In Lautsi v Italy (2012), the applicant argued that the presence of crucifixes in state school classrooms violated students’ Article 9 ECHR right to religious freedom, but the ECtHR deemed the cross a ‘passive symbol’ and Article 9 respected. Yet in Dahlab v Switzerland (2001),an earlier case the applicant cited, banning a teacher from wearing her hijab whilst teaching was considered a justifiable interference with her Article 9 right, to protect the religious freedom of the schoolchildren. In this instance the religious symbol was not rendered passive but a ‘powerful external symbol.’ Years have passed since Lautsi, but there has been no explanation or reconciliation of these two cases.

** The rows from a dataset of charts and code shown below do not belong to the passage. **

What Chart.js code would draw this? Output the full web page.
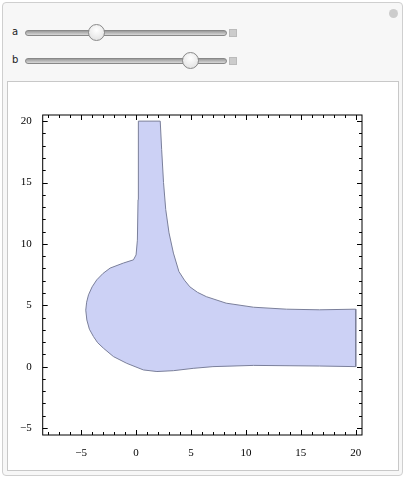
<!DOCTYPE html>
<html>
<head>
<meta charset="utf-8">
<script src="https://cdn.jsdelivr.net/npm/chart.js@4"></script>
<style>
  body { margin: 0; background: #fff; font-family: "Liberation Serif", serif; }
  #panel { position: absolute; left: 2px; top: 2px; width: 399px; height: 472px;
           border: 1px solid #cfcfcf; border-radius: 4px; background: #f7f7f7; }
  #plotbox { position: absolute; left: 7px; top: 81px; width: 390px; height: 388px;
             border: 1px solid #c8c8c8; background: #fff; }
  .lbl { position: absolute; font-family: "DejaVu Sans", sans-serif; font-size: 10px; color: #222; }
  .track { position: absolute; left: 25px; width: 200px; height: 4px; border-radius: 3px;
           background: linear-gradient(#9a9a9a, #d8d8d8); border: 1px solid #888; }
  .knob { position: absolute; width: 15px; height: 15px; border-radius: 50%;
          border: 1px solid #8a8a8a; background: radial-gradient(circle at 50% 35%, #fff, #ddd); }
  .plus { position: absolute; left: 229px; width: 6px; height: 6px; background: #ccc; border: 1px solid #bbb; }
  #canvasWrap { position: absolute; left: 8px; top: 82px; width: 390px; height: 388px; }
</style>
</head>
<body>
<div id="panel"></div>
<div style="position:absolute;left:389px;top:9px;width:9px;height:9px;border-radius:50%;background:#ccc;"></div>
<div class="lbl" style="left:12px;top:26px;">a</div>
<div class="track" style="top:30px;"></div>
<div class="knob" style="left:88px;top:24px;"></div>
<div class="plus" style="top:29px;"></div>
<div class="lbl" style="left:12px;top:54px;">b</div>
<div class="track" style="top:58px;"></div>
<div class="knob" style="left:182px;top:52px;"></div>
<div class="plus" style="top:57px;"></div>
<div id="plotbox"></div>
<div id="canvasWrap"><canvas id="regionChart"></canvas></div>
<script>
// outline of the region, traced clockwise from top of the neck
const outlineX = [0.21, 2.2, 2.33, 2.5, 2.7, 3.0, 3.4, 3.9, 4.4, 4.9, 5.6, 6.4, 8.2, 10.7, 13.7, 16.7, 20, 20,
  16.7, 10.7, 7, 5.2, 3.4, 1.9, 0.67, -0.85, -2.06, -2.97, -3.5, -3.88, -4.25, -4.48, -4.58, -4.5, -4.33, -4.0, -3.58, -3.0, -2.36,
  -1.15, -0.24, 0, 0.12, 0.18, 0.21];
const outlineY = [20, 20, 17.7, 15, 12.8, 10.9, 9.25, 7.75, 7.05, 6.5, 6.05, 5.7, 5.17, 4.84, 4.68, 4.63, 4.68, 0,
  0.05, 0.1, 0, -0.14, -0.33, -0.4, -0.27, 0.27, 0.82, 1.5, 1.95, 2.45, 3.05, 3.8, 4.6, 5.25, 5.85, 6.5, 7.07, 7.6, 8.03,
  8.44, 8.7, 9.1, 10.3, 13.6, 20];
const xRange = [-8.5, 20.57];
const yRange = [-5.57, 20.5];
const majorTicks = [-5, 0, 5, 10, 15, 20];

const points = outlineX.map((x, i) => ({ x: x, y: outlineY[i] }));

// Mathematica-style inward frame ticks on all four sides
const frameTicks = {
  id: 'frameTicks',
  afterDraw(chart) {
    const { ctx, chartArea: a, scales } = chart;
    ctx.save();
    ctx.strokeStyle = '#000';
    ctx.lineWidth = 1;
    ctx.strokeRect(a.left, a.top, a.right - a.left, a.bottom - a.top);
    ctx.beginPath();
    for (let v = Math.ceil(xRange[0]); v <= xRange[1]; v++) {
      const px = Math.round(scales.x.getPixelForValue(v)) + 0.5;
      const len = v % 5 === 0 ? 5 : 3;
      ctx.moveTo(px, a.bottom); ctx.lineTo(px, a.bottom - len);
      ctx.moveTo(px, a.top); ctx.lineTo(px, a.top + len);
    }
    for (let v = Math.ceil(yRange[0]); v <= yRange[1]; v++) {
      const py = Math.round(scales.y.getPixelForValue(v)) + 0.5;
      const len = v % 5 === 0 ? 5 : 3;
      ctx.moveTo(a.left, py); ctx.lineTo(a.left + len, py);
      ctx.moveTo(a.right, py); ctx.lineTo(a.right - len, py);
    }
    ctx.stroke();
    ctx.restore();
  }
};

const tickFont = { family: 'Liberation Serif', size: 11 };

new Chart(document.getElementById('regionChart'), {
  type: 'scatter',
  data: {
    datasets: [{
      data: points,
      showLine: true,
      fill: 'shape',
      backgroundColor: 'rgba(204, 209, 245, 1)',
      borderColor: '#7a7f9a',
      borderWidth: 1,
      pointRadius: 0,
      tension: 0
    }]
  },
  options: {
    responsive: true,
    maintainAspectRatio: false,
    animation: false,
    layout: { padding: { top: 33, right: 36, left: 0, bottom: 0 } },
    plugins: { legend: { display: false }, tooltip: { enabled: false } },
    scales: {
      x: {
        type: 'linear', min: xRange[0], max: xRange[1],
        afterBuildTicks: s => { s.ticks = majorTicks.map(v => ({ value: v })); },
        afterFit: s => { s.height = 35; },
        grid: { display: false },
        border: { display: false },
        ticks: { color: '#000', font: tickFont, padding: 4, maxRotation: 0,
                 callback: v => (v < 0 ? '\u2212' + (-v) : v) }
      },
      y: {
        type: 'linear', min: yRange[0], max: yRange[1],
        afterBuildTicks: s => { s.ticks = majorTicks.map(v => ({ value: v })); },
        afterFit: s => { s.width = 34.7; },
        grid: { display: false },
        border: { display: false },
        ticks: { color: '#000', font: tickFont, padding: 3,
                 callback: v => (v < 0 ? '\u2212' + (-v) : v) }
      }
    }
  },
  plugins: [frameTicks]
});
</script>
</body>
</html>
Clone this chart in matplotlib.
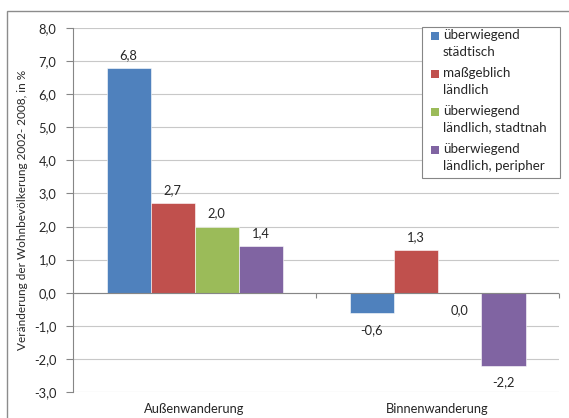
import matplotlib
matplotlib.use("Agg")
import matplotlib.pyplot as plt
from matplotlib.patches import Rectangle

plt.rcParams['font.family'] = ['Lato', 'DejaVu Sans']

categories = ["Außenwanderung", "Binnenwanderung"]
series_names = ["überwiegend\nstädtisch", "maßgeblich\nländlich",
                "überwiegend\nländlich, stadtnah", "überwiegend\nländlich, peripher"]
values = [
    [6.8, -0.6],
    [2.7, 1.3],
    [2.0, 0.0],
    [1.4, -2.2],
]
colors = ["#4F81BD", "#C0504D", "#9BBB59", "#8064A2"]
yticks = [-3, -2, -1, 0, 1, 2, 3, 4, 5, 6, 7, 8]
ylabel = "Veränderung der Wohnbevölkerung 2002- 2008, in %"

W, H = 569, 418
TXT = "#262626"
AX = "#868686"
FS = 9.3


def fx(px):
    return px / W


def fy(py):
    return 1 - py / H


fig = plt.figure(figsize=(W / 100, H / 100), dpi=100)
fig.patch.set_facecolor("white")
# outer chart border
fig.add_artist(Rectangle((fx(7), -0.05), 1.2, fy(11) + 0.05, transform=fig.transFigure,
                         fill=False, edgecolor="#8c8c8c", linewidth=1.0))

ax = fig.add_axes([fx(73), 26 / H, (559 - 73) / W, (392 - 28) / H])
ax.set_xlim(-0.5, 1.5)
ax.set_ylim(-3, 8)

bw = 44 / 243
n = len(values)
for i, (vals, c) in enumerate(zip(values, colors)):
    off = (i - (n - 1) / 2) * bw
    xs = [k + off for k in range(len(categories))]
    ax.bar(xs, vals, width=bw, color=c, edgecolor="white", linewidth=0.4, zorder=3)
    for x, v in zip(xs, vals):
        lab = f"{v:.1f}".replace(".", ",")
        if v > 0:
            ax.annotate(lab, (x, v), xytext=(0, 5), textcoords="offset points",
                        ha="center", va="bottom", fontsize=FS, color=TXT)
        else:
            ax.annotate(lab, (x, v), xytext=(0, -8), textcoords="offset points",
                        ha="center", va="top", fontsize=FS, color=TXT)

ax.set_yticks(yticks)
ax.set_yticklabels([f"{t:.1f}".replace(".", ",") for t in yticks], fontsize=FS, color=TXT)
ax.tick_params(axis="y", length=5, width=0.8, color=AX, pad=7)
ax.set_xticks([])
ax.grid(axis="y", color="#c8c8c8", linewidth=0.8, zorder=0)
ax.set_axisbelow(True)
for s in ["top", "right", "bottom"]:
    ax.spines[s].set_visible(False)
ax.spines["left"].set_color(AX)
ax.spines["left"].set_linewidth(0.8)

# zero axis line with category tick marks
ax.axhline(0, color=AX, linewidth=0.8, zorder=4)
ax.vlines([-0.5, 0.5, 1.5], -0.15, 0, color=AX, linewidth=0.8, zorder=4, clip_on=False)

for k, cat in enumerate(categories):
    ax.text(k, -11 / 364, cat, transform=ax.get_xaxis_transform(), ha="center", va="top",
            fontsize=FS, color=TXT)

ax.set_ylabel(ylabel, fontsize=8.5, color=TXT)
ax.yaxis.set_label_coords(-45 / 486, 0.5)

# legend box (Excel-style, square aligned with first text line)
fig.add_artist(Rectangle((fx(422), fy(178)), (560 - 422) / W, (178 - 27) / H,
                         transform=fig.transFigure, facecolor="white",
                         edgecolor=AX, linewidth=0.8, zorder=10))
for i, (name, c) in enumerate(zip(series_names, colors)):
    y1 = 36 + i * 38.0
    fig.add_artist(Rectangle((fx(431), fy(y1 + 4)), 8 / W, 8 / H, transform=fig.transFigure,
                             facecolor=c, edgecolor="none", zorder=11))
    fig.text(fx(443), fy(y1 - 7), name, ha="left", va="top", fontsize=9.6, color=TXT,
             linespacing=1.45, zorder=12)

fig.savefig("out.png", dpi=100)
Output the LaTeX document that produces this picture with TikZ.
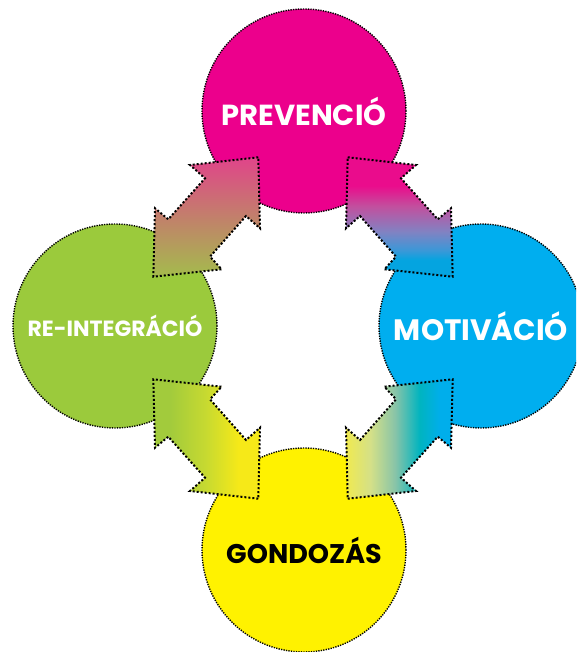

Despite a seemingly similar context, the Court said they could not rely on Dahlab ‘because the facts of the two cases are entirely different.’ To distinguish the cases the Court relied upon the margin of appreciation and stated that crucifixes must be considered in context; there was nothing to suggest that the authorities were intolerant of pupils of other religions and no association with compulsory teaching about Christianity. Yet the differences in the application of the margin of appreciation in each case mean the uncomfortable possibility of a bias, in favour of the predominant national religion, must be taken seriously. In Lautsi the Court said; ‘There is no evidence before the Court that the display of a religious symbol on classroom walls may have an influence on pupils and so it cannot reasonably be asserted that it does or does not.’ One must ask why there was suddenly a need for evidence, whilst in Dahlab the court had been willing to hypothesise about the impact ‘wearing of a headscarf may have on the freedom of conscience and religion of very young children.’
The Court also attempted to distinguish the cases by emphasising that the applicant in Lautsi had not claimed that the crucifix’s presence encouraged ‘teaching practices with a proselytising tendency.’ The Courts had expressed a fear in Dahlab that the hijab ‘might have some kind of proselytising effect.’ But to prohibit the wearing of a hijab on this basis runs contrary to previous cases concerning proselytising, such as Kokkinakis vs Greece (1994)and Larissis v Greece (1999), which held that an open exchange of ideas should not be prohibited unless amounting to an abuse of power. Why should a symbol on a person be taken to have a more powerful impact on students than a symbol on the wall? One could counter that it is not just any person, but the teacher, in a position of authority; could this amount to an abuse of power? However, the aforementioned cases concerned active preaching, so the court would have to provide a compelling reason to explain how the wearing of a garment is capable of amounting to an abuse of power. Further, if the mere wearing of an item can amount to proselytism, does that not undermine the assertion in Lautsi that displaying ‘a religious symbol does not compel or coerce an individual to do or to refrain from doing anything?’ If anything, will students not associate this symbol with an element of one teacher’s identity, rather than their whole education, as they might with the omnipresent crucifix?
Another conceivable point of distinction not offered explicitly, but mentioned in Dahlab and not in Lautsi,is that the Court found it “difficult to reconcile the wearing of an Islamic headscarf with…equality and non-discrimination.” Yet such advocating for non-discrimination rings hollow. The Court’s defence of the crucifix, whilst opposing the hijab, is hard to align with the fact that most major religions entail elements contrary to gender equality. The Catholic Church in Italy is no exception; it was instrumental in aiding Mussolini’s propaganda about the woman’s role as wife and mother, still excludes women from priesthood, and opposes all birth control. This link with fascism is acknowledged in Lautsi; ‘during the fascist period the State took a series of measures aimed at ensuring compliance with the obligation to display the crucifix in classrooms.’
When another case on freedom of religion comes before the ECtHR, it will have to address the uncomfortable inconsistencies in its existing case law and be mindful of the risk of bias in doing so. Of course, any such bias would have ramifications that extend beyond the classroom.